Of these policy goals, #1 and #2 should brook no argument. Goal #3 is highly problematic as public policy and opinion differs markedly by region on the desirability of Concealed versus Open Carry. The Missouri Constitution, for instance, specifically protects Open Carry above Concealed Carry but many Missouri localities and several states (e.g. Florida) specifically ban Open Carry. Many gun-owner advocates read the Constitutional protections as allowing local public regulation of firearm carry as long as a clear, lawful, and reasonable method of carry (concealed or open) exists (the Constitutional-law principle of "Strict Scrutiny" would apply for determining "reasonable" regulation in this context, just as it would for Free Speech). Which is preferable depends on cultural values which should not be a subject of national policy and certainly should not be stated as a general and universal policy goal. Personally, I find Missouri's policy of lawful Open Carry for all eligible citizens and licensed concealed carry as perfectly reasonable but would not wish to mandate this policy for such different states as New Hampshire and Florida. I do, personally, support laws to protect gun-owners and RTKBA for otherwise law-abiding persons traveling from state-to-state or locality-to-locality in terms of the federal "Peacable Journey" law and, potentially, state-to-state reciprocity for weapons permits.
Goal #4, the regulation of firearm safety, appears unnecessary, intrusive, capricious, and possibly dangerous. The development and refinement of safety features in firearms has been constant and vigorous over the last few centuries. Gun owners and manufacturers have a powerful private incentive for firearms to be safe within their intended use. In other words, a gun which explodes in the hand of the user or discharges accidentally does not remain in market or production long and exaustive testing occurs before a firearm ever reaches the market. Major advances in civilian firearm models often follow substantial investment by military and law enforcement who also have a vested interest in ensuring that a firearm fires always and only when intended to fire. Accident statistics are often cited as justifying a need for safety features, but it is my experience from both examining these statistics and from real life that most accidents (and they are actually quite few per gun owner) occur from people doing things they should not do, such as violating the cardinal rule of firearm use: don't ever point a gun at anything you don't want to put a hole in. A manufacturer cannot prevent wilful misuse. It should also be noted that legitimate accidents while "cleaning a gun" are practically impossible. Most breach-loading firearms require passing a cleaning rod or cord through the empty breach and, in, for instance, common semi-automatic handguns, the first step is often locking the breach open. An accident while "cleaning a gun" has long been a euphimism for having done something shameful which cannot be publicly admitted or for intentional self-injury and is noted as such, for instance, in Stephen Ambrose' recollections of WWII soldiers in his book, "Band of Brothers". This myth is often perpetuated by people who simply do not understand how firearms work.

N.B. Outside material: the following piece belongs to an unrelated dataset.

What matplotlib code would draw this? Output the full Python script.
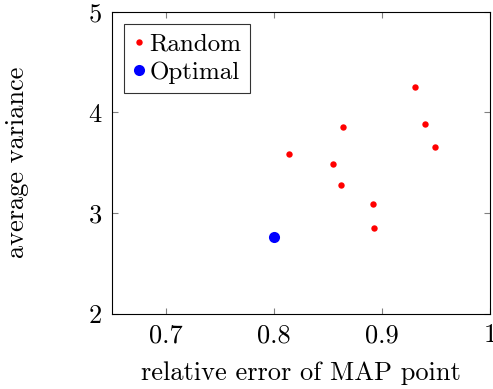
import matplotlib
matplotlib.use("Agg")
import matplotlib.pyplot as plt

plt.rcParams["font.family"] = "cmr10"
plt.rcParams["mathtext.fontset"] = "cm"
plt.rcParams["axes.formatter.use_mathtext"] = True
plt.rcParams["axes.unicode_minus"] = False

# data
random_err = [0.814, 0.864, 0.855, 0.862, 0.892, 0.893, 0.931, 0.940, 0.949]
random_var = [3.584, 3.855, 3.485, 3.277, 3.091, 2.850, 4.252, 3.889, 3.660]
optimal_err = [0.800]
optimal_var = [2.767]

x_ticks = [0.7, 0.8, 0.9, 1.0]
x_tick_labels = ["0.7", "0.8", "0.9", "1"]
y_ticks = [2, 3, 4, 5]

fig = plt.figure(figsize=(4.93, 3.89), dpi=100)
ax = fig.add_axes([0.2266, 0.193, 0.9939 - 0.2266, 0.970 - 0.193])

ax.plot(random_err, random_var, "o", color="red", markersize=4.6, markeredgewidth=0, label="Random")
ax.plot(optimal_err, optimal_var, "o", color="blue", markersize=8, markeredgewidth=0, label="Optimal")

ax.set_xlim(0.65, 1.0)
ax.set_ylim(2, 5)
ax.set_xticks(x_ticks)
ax.set_xticklabels(x_tick_labels)
ax.set_yticks(y_ticks)
ax.tick_params(direction="in", length=4, width=0.8, color="gray", labelsize=19,
               top=True, right=True, pad=7)
for s in ax.spines.values():
    s.set_linewidth(0.8)

ax.set_xlabel("relative error of MAP point", fontsize=19, labelpad=10)
ax.set_ylabel("average variance", fontsize=19, labelpad=42)

leg = ax.legend(loc="upper left", fontsize=18, frameon=True, fancybox=False,
                edgecolor="black", handlelength=0.5, handletextpad=0.15,
                borderpad=0.35, labelspacing=0.25, borderaxespad=0.5)
leg.get_frame().set_linewidth(0.8)

fig.savefig("out.png", dpi=100)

The life-critical use of firearms for defense causes a strong tendency toward simple and reliable mechanisms as well as toward reliable standard practice. The possibility, for instance, of self-discharge of very old model revolvers (i.e. pre-WWI) caused an almost universal practice of leaving one chamber--- the one under the hammer at rest--- unloaded. This problem was corrected as early as the 1850s (I own a reproduction of the popular 1858 Remington with a inert hammer rest between the chambers) and features to prevent this issue are now almost universally present even though most people still leave an empty chamber. Features to prevent self-discharge on drawing or dropping are present in handguns of all price ranges, including the inexpensive, American-made Hi-Point firearms which are often considered "entry-level" and many cheap former Soviet-block weapons. Firearm bolt-locks and lock boxes for rendering a weapon inoperable are available everywhere, generally provided by the manufacturer or vendor of a new weapon, and given away free by a number of organizations. The life-critical nature of firearms, however, also tends to eschew complex safety mechanisms--- which may themselves cause failure--- in favor of safeties well-integrated into the overall design and intended use of the weapon. Requiring specific government-sanctioned mechanisms will actually stifle this process and make weapons less safe.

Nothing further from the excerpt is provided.